1) If the calculated new current speed exceeded the set speed, a mathematical operation reduced the new current speed. Although the convoy's mass could never changed it's movement that fast.

2) James wanted to give steam trains a more realistic acceleration and therefore added some computationally intensive code.

3) In calc_acceleration there is a comment: "...if delta_t is too large the calculation may get weird results...", which might have been meant to be related to integer overflows, but even without such an overflow the result will get weird: The used formular is reasonable only for small delta_t (= time passed since previous calculation).

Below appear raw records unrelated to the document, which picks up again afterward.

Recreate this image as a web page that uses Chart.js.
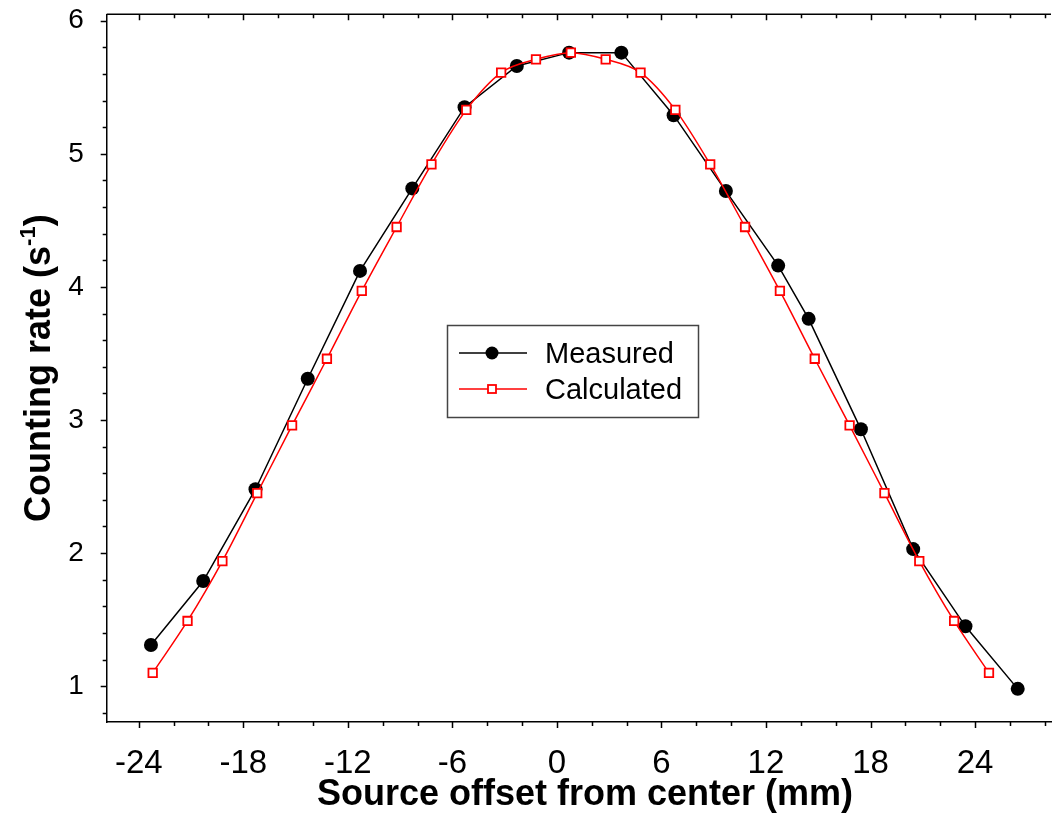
<!DOCTYPE html>
<html>
<head>
<meta charset="utf-8">
<script src="https://cdn.jsdelivr.net/npm/chart.js@4/dist/chart.umd.min.js"></script>
<style>
  body { margin: 0; background: #fff; }
  #wrap { width: 1052px; height: 836px; }
</style>
</head>
<body>
<div id="wrap"><canvas id="mycanvas" width="1052" height="836"></canvas></div>
<script>
// offsets in mm, counting rates in 1/s
var measuredX = [-23.3, -20.3, -17.3, -14.3, -11.3, -8.3, -5.3, -2.3, 0.7, 3.7, 6.7, 9.7, 12.7, 14.45, 17.45, 20.45, 23.45, 26.45];
var measuredY = [1.31, 1.79, 2.48, 3.31, 4.12, 4.74, 5.35, 5.66, 5.76, 5.76, 5.29, 4.72, 4.16, 3.76, 2.93, 2.03, 1.45, 0.98];

var calcX = [-23.2, -21.2, -19.2, -17.2, -15.2, -13.2, -11.2, -9.2, -7.2, -5.2, -3.2, -1.2, 0.8,
             2.8, 4.8, 6.8, 8.8, 10.8, 12.8, 14.8, 16.8, 18.8, 20.8, 22.8, 24.8];
var calcY = [1.10, 1.49, 1.94, 2.45, 2.96, 3.46, 3.97, 4.45, 4.92, 5.33, 5.61, 5.71, 5.76,
             5.71, 5.61, 5.33, 4.92, 4.45, 3.97, 3.46, 2.96, 2.45, 1.94, 1.49, 1.10];

var xTicks = [-24, -18, -12, -6, 0, 6, 12, 18, 24];
var yTicks = [1, 2, 3, 4, 5, 6];

var FONT = '"Liberation Sans", Arial, sans-serif';

function toPoints(xs, ys) {
  var pts = [];
  for (var i = 0; i < xs.length; i++) pts.push({x: xs[i], y: ys[i]});
  return pts;
}

function noPad(s) {
  s.paddingTop = 0; s.paddingBottom = 0; s.paddingLeft = 0; s.paddingRight = 0;
}

// frame, minor ticks, titles and legend box
var decor = {
  id: 'decor',
  afterDraw: function(chart) {
    var ctx = chart.ctx, a = chart.chartArea;
    var xs = chart.scales.x, ys = chart.scales.y;
    ctx.save();
    ctx.strokeStyle = '#000';
    ctx.lineWidth = 1.5;
    ctx.beginPath();
    ctx.moveTo(a.left, a.top); ctx.lineTo(a.right, a.top);
    // x ticks every 2 mm, bottom outward, top inward
    for (var v = -24; v <= 28; v += 2) {
      var px = Math.round(xs.getPixelForValue(v)) + 0.5;
      var len = (v % 6 === 0) ? 6 : 4;
      ctx.moveTo(px, a.bottom); ctx.lineTo(px, a.bottom + len);
      ctx.moveTo(px, a.top); ctx.lineTo(px, a.top + len);
    }
    // y ticks every 0.2
    for (var k = 4; k <= 30; k++) {
      var val = k / 5;
      var py = Math.round(ys.getPixelForValue(val)) + 0.5;
      var l2 = (k % 5 === 0) ? 6 : 4;
      ctx.moveTo(a.left, py); ctx.lineTo(a.left - l2, py);
    }
    ctx.stroke();

    // axis titles
    ctx.fillStyle = '#000';
    ctx.font = 'bold 36px ' + FONT;
    ctx.textAlign = 'center';
    ctx.textBaseline = 'alphabetic';
    ctx.fillText('Source offset from center (mm)', 585, 805);

    ctx.save();
    ctx.translate(50, (a.top + a.bottom) / 2);
    ctx.rotate(-Math.PI / 2);
    var main = 'Counting rate (s', sup = '-1', end = ')';
    ctx.font = 'bold 36px ' + FONT;
    var w1 = ctx.measureText(main).width, w3 = ctx.measureText(end).width;
    ctx.font = 'bold 22px ' + FONT;
    var w2 = ctx.measureText(sup).width;
    var start = -(w1 + w2 + w3) / 2;
    ctx.textAlign = 'left';
    ctx.font = 'bold 36px ' + FONT;
    ctx.fillText(main, start, 0);
    ctx.font = 'bold 22px ' + FONT;
    ctx.fillText(sup, start + w1, -15);
    ctx.font = 'bold 36px ' + FONT;
    ctx.fillText(end, start + w1 + w2, 0);
    ctx.restore();

    // legend
    var ds = chart.data.datasets;
    ctx.fillStyle = '#fff';
    ctx.fillRect(447, 325, 251, 92);
    ctx.strokeStyle = '#444';
    ctx.lineWidth = 1.5;
    ctx.strokeRect(447.5, 325.5, 251, 92);
    var rows = [353, 389];
    for (var i = 0; i < ds.length; i++) {
      var yy = rows[i];
      ctx.strokeStyle = ds[i].borderColor;
      ctx.lineWidth = 1.5;
      ctx.beginPath(); ctx.moveTo(459, yy); ctx.lineTo(527, yy); ctx.stroke();
      if (ds[i].pointStyle === 'rect') {
        ctx.fillStyle = '#fff';
        ctx.fillRect(488, yy - 4, 8, 8);
        ctx.lineWidth = 1.8;
        ctx.strokeRect(488, yy - 4, 8, 8);
      } else {
        ctx.fillStyle = ds[i].pointBackgroundColor;
        ctx.beginPath(); ctx.arc(492, yy, 6.5, 0, Math.PI * 2); ctx.fill();
      }
      ctx.fillStyle = '#000';
      ctx.font = '29px ' + FONT;
      ctx.textAlign = 'left';
      ctx.fillText(ds[i].label, 545, yy + 10);
    }
    ctx.restore();
  }
};

var ctx = document.getElementById('mycanvas');
var chart = new Chart(ctx, {
  type: 'line',
  data: {
    datasets: [
      {
        label: 'Measured',
        data: toPoints(measuredX, measuredY),
        borderColor: '#000000',
        borderWidth: 1.5,
        pointStyle: 'circle',
        pointRadius: 7,
        pointBackgroundColor: '#000000',
        pointBorderWidth: 0,
        tension: 0,
        order: 2
      },
      {
        label: 'Calculated',
        data: toPoints(calcX, calcY),
        borderColor: '#ff0000',
        borderWidth: 1.5,
        pointStyle: 'rect',
        pointRadius: 6,
        pointBackgroundColor: '#ffffff',
        pointBorderColor: '#ff0000',
        pointBorderWidth: 1.8,
        cubicInterpolationMode: 'monotone',
        order: 1
      }
    ]
  },
  options: {
    responsive: false,
    animation: false,
    events: [],
    layout: { autoPadding: false, padding: { top: 14.3, right: 1, left: 0, bottom: 0 } },
    plugins: { legend: { display: false }, tooltip: { enabled: false } },
    scales: {
      x: {
        type: 'linear',
        min: -25.84,
        max: 28.36,
        afterFit: function(s) { s.height = 114; noPad(s); },
        afterBuildTicks: function(s) { s.ticks = xTicks.map(function(v) { return {value: v}; }); },
        grid: { display: false, drawTicks: false },
        border: { display: true, color: '#000', width: 1.5 },
        ticks: { color: '#000', font: { family: FONT, size: 33 }, padding: 22, maxRotation: 0 }
      },
      y: {
        type: 'linear',
        min: 0.731,
        max: 6.048,
        afterFit: function(s) { s.width = 106.7; noPad(s); },
        afterBuildTicks: function(s) { s.ticks = yTicks.map(function(v) { return {value: v}; }); },
        grid: { display: false, drawTicks: false },
        border: { display: true, color: '#000', width: 1.5 },
        ticks: { color: '#000', font: { family: FONT, size: 28 }, padding: 23 }
      }
    }
  },
  plugins: [decor]
});
</script>
</body>
</html>
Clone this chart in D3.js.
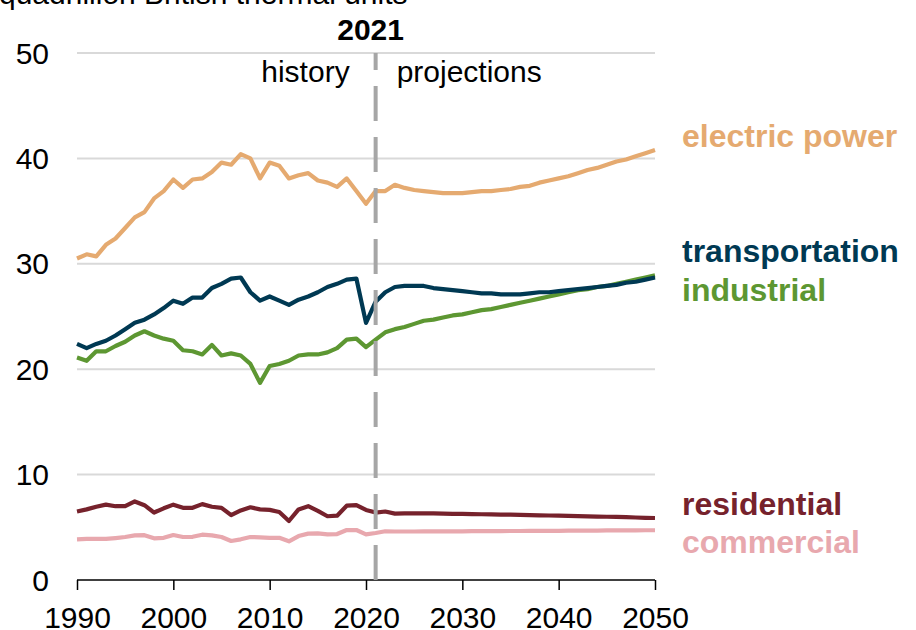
<!DOCTYPE html>
<html>
<head>
<meta charset="utf-8">
<script src="https://cdn.jsdelivr.net/npm/d3@7"></script>
<style>
  body { margin: 0; background: #fff; }
  text { font-family: "Liberation Sans", Arial, sans-serif; }
</style>
</head>
<body>
<div id="chart"></div>
<script>
// years 1990..2050, history through 2021, projections after
const years = d3.range(1990, 2051);
const xTicks = [1990, 2000, 2010, 2020, 2030, 2040, 2050];
const yTicks = [0, 10, 20, 30, 40, 50];
const splitYear = 2021;

const electricPower = [
  30.5, 30.9, 30.7, 31.8, 32.4, 33.4, 34.4, 34.9, 36.2, 36.9,
  38.0, 37.2, 38.0, 38.1, 38.7, 39.6, 39.4, 40.4, 40.0, 38.1,
  39.6, 39.3, 38.1, 38.4, 38.6, 37.9, 37.7, 37.3, 38.1, 36.9,
  35.7, 36.9, 36.9, 37.5, 37.2, 37.0, 36.9, 36.8, 36.7, 36.7,
  36.7, 36.8, 36.9, 36.9, 37.0, 37.1, 37.3, 37.4, 37.7, 37.9,
  38.1, 38.3, 38.6, 38.9, 39.1, 39.4, 39.7, 39.9, 40.2, 40.5,
  40.8
];
const transportation = [
  22.4, 22.0, 22.4, 22.7, 23.2, 23.8, 24.4, 24.7, 25.2, 25.8,
  26.5, 26.2, 26.8, 26.8, 27.7, 28.1, 28.6, 28.7, 27.3, 26.5,
  26.9, 26.5, 26.1, 26.6, 26.9, 27.3, 27.8, 28.1, 28.5, 28.6,
  24.4, 26.4, 27.3, 27.8, 27.9, 27.9, 27.9, 27.7, 27.6, 27.5,
  27.4, 27.3, 27.2, 27.2, 27.1, 27.1, 27.1, 27.2, 27.3, 27.3,
  27.4, 27.5, 27.6, 27.7, 27.8, 27.9, 28.0, 28.2, 28.3, 28.5,
  28.7
];
const industrial = [
  21.1, 20.8, 21.7, 21.7, 22.2, 22.6, 23.2, 23.6, 23.2, 22.9,
  22.7, 21.8, 21.7, 21.4, 22.3, 21.3, 21.5, 21.3, 20.5, 18.7,
  20.3, 20.5, 20.8, 21.3, 21.4, 21.4, 21.6, 22.0, 22.8, 22.9,
  22.1, 22.8, 23.5, 23.8, 24.0, 24.3, 24.6, 24.7, 24.9, 25.1,
  25.2, 25.4, 25.6, 25.7, 25.9, 26.1, 26.3, 26.5, 26.7, 26.9,
  27.1, 27.3, 27.5, 27.6, 27.8, 27.9, 28.1, 28.3, 28.5, 28.7,
  28.9
];
const residential = [
  6.5, 6.7, 6.95, 7.15, 7.0, 7.0, 7.45, 7.1, 6.4, 6.8,
  7.15, 6.85, 6.85, 7.2, 6.95, 6.85, 6.15, 6.6, 6.9, 6.7,
  6.65, 6.45, 5.6, 6.7, 7.0, 6.55, 6.05, 6.1, 7.05, 7.1,
  6.65, 6.4, 6.5, 6.3, 6.33, 6.33, 6.33, 6.32, 6.3, 6.28,
  6.27, 6.25, 6.24, 6.22, 6.21, 6.2, 6.18, 6.16, 6.14, 6.12,
  6.1, 6.08, 6.06, 6.04, 6.02, 6.0, 5.98, 5.96, 5.93, 5.9,
  5.88
];
const commercial = [
  3.86, 3.9, 3.9, 3.9, 3.98, 4.08, 4.24, 4.25, 3.95, 4.0,
  4.27, 4.08, 4.1, 4.3, 4.24, 4.08, 3.7, 3.86, 4.08, 4.05,
  4.0, 4.0, 3.67, 4.17, 4.4, 4.42, 4.33, 4.36, 4.74, 4.74,
  4.33, 4.46, 4.62, 4.6, 4.6, 4.6, 4.61, 4.61, 4.62, 4.62,
  4.62, 4.63, 4.63, 4.64, 4.64, 4.65, 4.65, 4.66, 4.66, 4.67,
  4.67, 4.68, 4.68, 4.69, 4.69, 4.7, 4.7, 4.71, 4.71, 4.72,
  4.72
];

const seriesNames = ['electric power', 'transportation', 'industrial', 'residential', 'commercial'];
const seriesValues = [electricPower, transportation, industrial, residential, commercial];
const seriesColors = ['#e5aa70', '#003953', '#5d9732', '#76222c', '#e8a8ae'];
const labelY = [147, 262, 301, 515, 553];
// drawing order: industrial goes under transportation
const drawOrder = [0, 2, 1, 3, 4];

const width = 916;
const height = 630;
const margin = { top: 53, right: 261, bottom: 50, left: 77 };

const svg = d3.select('#chart')
  .append('svg')
  .attr('width', width)
  .attr('height', height);

const x = d3.scaleLinear()
  .domain([1990, 2050])
  .range([margin.left, width - margin.right]);

const y = d3.scaleLinear()
  .domain([0, 50])
  .range([height - margin.bottom, margin.top]);

// gridlines
svg.append('g')
  .selectAll('line')
  .data(yTicks.filter(d => d > 0))
  .enter()
  .append('line')
  .attr('x1', x(1990))
  .attr('x2', x(2050))
  .attr('y1', d => y(d))
  .attr('y2', d => y(d))
  .attr('stroke', '#d9d9d9')
  .attr('stroke-width', 2);

// y labels
svg.append('g')
  .selectAll('text')
  .data(yTicks)
  .enter()
  .append('text')
  .attr('x', 49)
  .attr('y', d => y(d))
  .attr('dy', '0.35em')
  .attr('text-anchor', 'end')
  .attr('font-size', 30)
  .attr('fill', '#000')
  .text(d => d);

// x axis
const xAxis = svg.append('g')
  .attr('transform', `translate(0,${y(0)})`)
  .call(d3.axisBottom(x).tickValues(xTicks).tickFormat(d3.format('d')).tickSize(10).tickPadding(17));
xAxis.select('.domain').attr('stroke', '#000').attr('stroke-width', 1.5).attr('d', `M${x(1990)},0H${x(2050)}`);
xAxis.selectAll('.tick line').attr('stroke', '#000').attr('stroke-width', 1.5);
xAxis.selectAll('.tick text')
  .attr('font-size', 30)
  .attr('font-family', '"Liberation Sans", Arial, sans-serif')
  .attr('fill', '#000');

// series lines
const line = d3.line()
  .x((d, i) => x(years[i]))
  .y(d => y(d));

svg.append('g')
  .selectAll('path')
  .data(drawOrder)
  .enter()
  .append('path')
  .attr('d', k => line(seriesValues[k]))
  .attr('fill', 'none')
  .attr('stroke', k => seriesColors[k])
  .attr('stroke-width', 4.2)
  .attr('stroke-linejoin', 'round');

// history / projections divider
svg.append('line')
  .attr('x1', x(splitYear))
  .attr('x2', x(splitYear))
  .attr('y1', y(50))
  .attr('y2', y(0))
  .attr('stroke', '#a6a6a6')
  .attr('stroke-width', 4)
  .attr('stroke-dasharray', '35,16')
  .attr('stroke-dashoffset', 18);

svg.append('text')
  .attr('x', x(splitYear) - 5)
  .attr('y', 40)
  .attr('text-anchor', 'middle')
  .attr('font-size', 30)
  .attr('font-weight', 'bold')
  .text(splitYear);

svg.append('text')
  .attr('x', x(splitYear) - 26)
  .attr('y', 82)
  .attr('text-anchor', 'end')
  .attr('font-size', 30)
  .text('history');

svg.append('text')
  .attr('x', x(splitYear) + 21)
  .attr('y', 82)
  .attr('font-size', 30)
  .text('projections');

// unit label (top is cut off in the original)
svg.append('text')
  .attr('x', -1)
  .attr('y', 4)
  .attr('font-size', 30)
  .text('quadrillion British thermal units');

// series labels
svg.append('g')
  .selectAll('text')
  .data(seriesNames)
  .enter()
  .append('text')
  .attr('x', 682)
  .attr('y', (d, i) => labelY[i])
  .attr('font-size', 32)
  .attr('font-weight', 'bold')
  .attr('fill', (d, i) => seriesColors[i])
  .text(d => d);
</script>
</body>
</html>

James found a very illuminating page about the differences between steam and diesel locomotives at

http://www.railway-technical.com/st-vs-de.shtml.

My wish to get back to the physical path arose from this page. If there are different physical processes, calc_acceleration should represent them.

The new calc_acceleration is a clearly arranged one, which only models the convoy physics and the driver controlling the acceleration force.

It works with the existing parameters such as power and friction factors, etc. and could even work in simutrans standard.

To view the acceleration results I added a new graph to the convoy info. It shows the convoy speed starting from 0 km/h in steps of 15 seconds according to the current weight, friction given by slope and curve of the vehicles, etc.

The attachment shows some acceleration curves calculated by the new calc_acceleration.

The complete screenshot (Size: 712KB) can be found at

http://www.fast-function-factory.de/simutrans/simscr39.png.

If there are no concerns, both model and graph might become part of simutrans experimental 7.0.